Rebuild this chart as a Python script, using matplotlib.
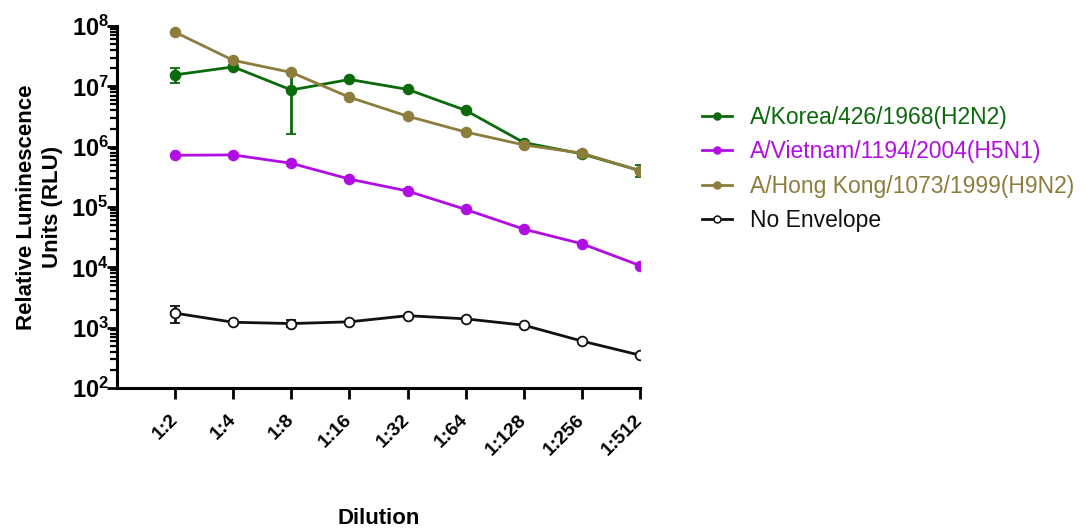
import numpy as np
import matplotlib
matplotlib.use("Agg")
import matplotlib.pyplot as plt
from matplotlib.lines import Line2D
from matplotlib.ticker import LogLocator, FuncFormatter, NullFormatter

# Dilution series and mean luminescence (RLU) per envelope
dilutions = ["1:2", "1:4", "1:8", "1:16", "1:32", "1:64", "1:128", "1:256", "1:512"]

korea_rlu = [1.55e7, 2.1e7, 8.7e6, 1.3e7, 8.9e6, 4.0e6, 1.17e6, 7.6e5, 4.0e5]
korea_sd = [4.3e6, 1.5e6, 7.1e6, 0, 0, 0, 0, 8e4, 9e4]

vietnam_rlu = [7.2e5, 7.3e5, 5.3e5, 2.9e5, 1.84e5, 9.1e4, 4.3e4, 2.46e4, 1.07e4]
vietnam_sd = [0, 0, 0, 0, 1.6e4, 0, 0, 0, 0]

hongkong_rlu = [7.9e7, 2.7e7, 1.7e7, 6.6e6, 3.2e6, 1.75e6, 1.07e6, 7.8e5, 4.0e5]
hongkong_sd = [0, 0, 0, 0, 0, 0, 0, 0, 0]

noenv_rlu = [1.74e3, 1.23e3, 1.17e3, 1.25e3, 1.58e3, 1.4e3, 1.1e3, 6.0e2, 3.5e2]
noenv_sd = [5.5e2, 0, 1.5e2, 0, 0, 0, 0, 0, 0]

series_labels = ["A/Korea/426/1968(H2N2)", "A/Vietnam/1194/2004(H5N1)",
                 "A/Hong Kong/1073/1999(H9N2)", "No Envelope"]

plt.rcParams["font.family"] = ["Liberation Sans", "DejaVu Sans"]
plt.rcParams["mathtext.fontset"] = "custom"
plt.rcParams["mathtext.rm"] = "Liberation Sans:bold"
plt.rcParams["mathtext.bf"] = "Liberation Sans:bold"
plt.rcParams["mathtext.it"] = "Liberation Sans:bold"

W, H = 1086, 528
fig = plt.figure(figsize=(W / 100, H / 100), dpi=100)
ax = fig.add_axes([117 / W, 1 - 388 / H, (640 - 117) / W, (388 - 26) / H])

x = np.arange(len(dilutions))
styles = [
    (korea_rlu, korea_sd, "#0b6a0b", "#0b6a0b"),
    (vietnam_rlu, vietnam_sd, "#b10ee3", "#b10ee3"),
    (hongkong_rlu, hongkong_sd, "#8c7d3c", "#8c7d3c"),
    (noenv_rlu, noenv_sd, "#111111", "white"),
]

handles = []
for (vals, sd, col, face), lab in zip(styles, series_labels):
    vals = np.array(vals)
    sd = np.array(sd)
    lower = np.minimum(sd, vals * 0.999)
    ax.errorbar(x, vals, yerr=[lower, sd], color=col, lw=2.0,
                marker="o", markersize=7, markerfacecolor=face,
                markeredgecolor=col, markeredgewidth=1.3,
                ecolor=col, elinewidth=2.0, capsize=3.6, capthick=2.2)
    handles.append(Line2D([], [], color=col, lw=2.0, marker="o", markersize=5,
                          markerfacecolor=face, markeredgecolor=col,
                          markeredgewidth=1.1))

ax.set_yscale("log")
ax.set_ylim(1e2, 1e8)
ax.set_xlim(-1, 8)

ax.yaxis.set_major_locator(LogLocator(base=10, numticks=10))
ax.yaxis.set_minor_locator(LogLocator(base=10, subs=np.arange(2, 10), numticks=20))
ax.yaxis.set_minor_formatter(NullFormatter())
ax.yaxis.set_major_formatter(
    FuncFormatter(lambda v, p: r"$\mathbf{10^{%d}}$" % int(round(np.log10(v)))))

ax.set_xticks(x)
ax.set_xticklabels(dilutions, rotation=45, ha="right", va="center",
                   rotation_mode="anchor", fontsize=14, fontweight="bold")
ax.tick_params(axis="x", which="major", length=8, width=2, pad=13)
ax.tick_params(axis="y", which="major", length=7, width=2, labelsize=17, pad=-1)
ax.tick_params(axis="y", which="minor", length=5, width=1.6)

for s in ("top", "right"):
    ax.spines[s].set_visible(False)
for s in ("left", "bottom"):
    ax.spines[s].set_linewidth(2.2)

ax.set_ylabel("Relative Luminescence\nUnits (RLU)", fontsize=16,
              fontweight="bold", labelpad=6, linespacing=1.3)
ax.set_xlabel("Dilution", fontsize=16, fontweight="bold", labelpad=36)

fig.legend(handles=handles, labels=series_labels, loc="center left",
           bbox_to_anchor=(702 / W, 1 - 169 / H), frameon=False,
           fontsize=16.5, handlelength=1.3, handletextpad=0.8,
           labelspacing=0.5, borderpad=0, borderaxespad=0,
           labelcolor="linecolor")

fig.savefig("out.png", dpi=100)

What you are asked to do ▸ From the opening line of the listing above through the line bearing "from matplotlib.ticker import", repeat each line exactly. Drop every picture.

Result of the exercise ▸
Rebuild this chart as a Python script, using matplotlib.
import numpy as np
import matplotlib
matplotlib.use("Agg")
import matplotlib.pyplot as plt
from matplotlib.lines import Line2D
from matplotlib.ticker import LogLocator, FuncFormatter, NullFormatter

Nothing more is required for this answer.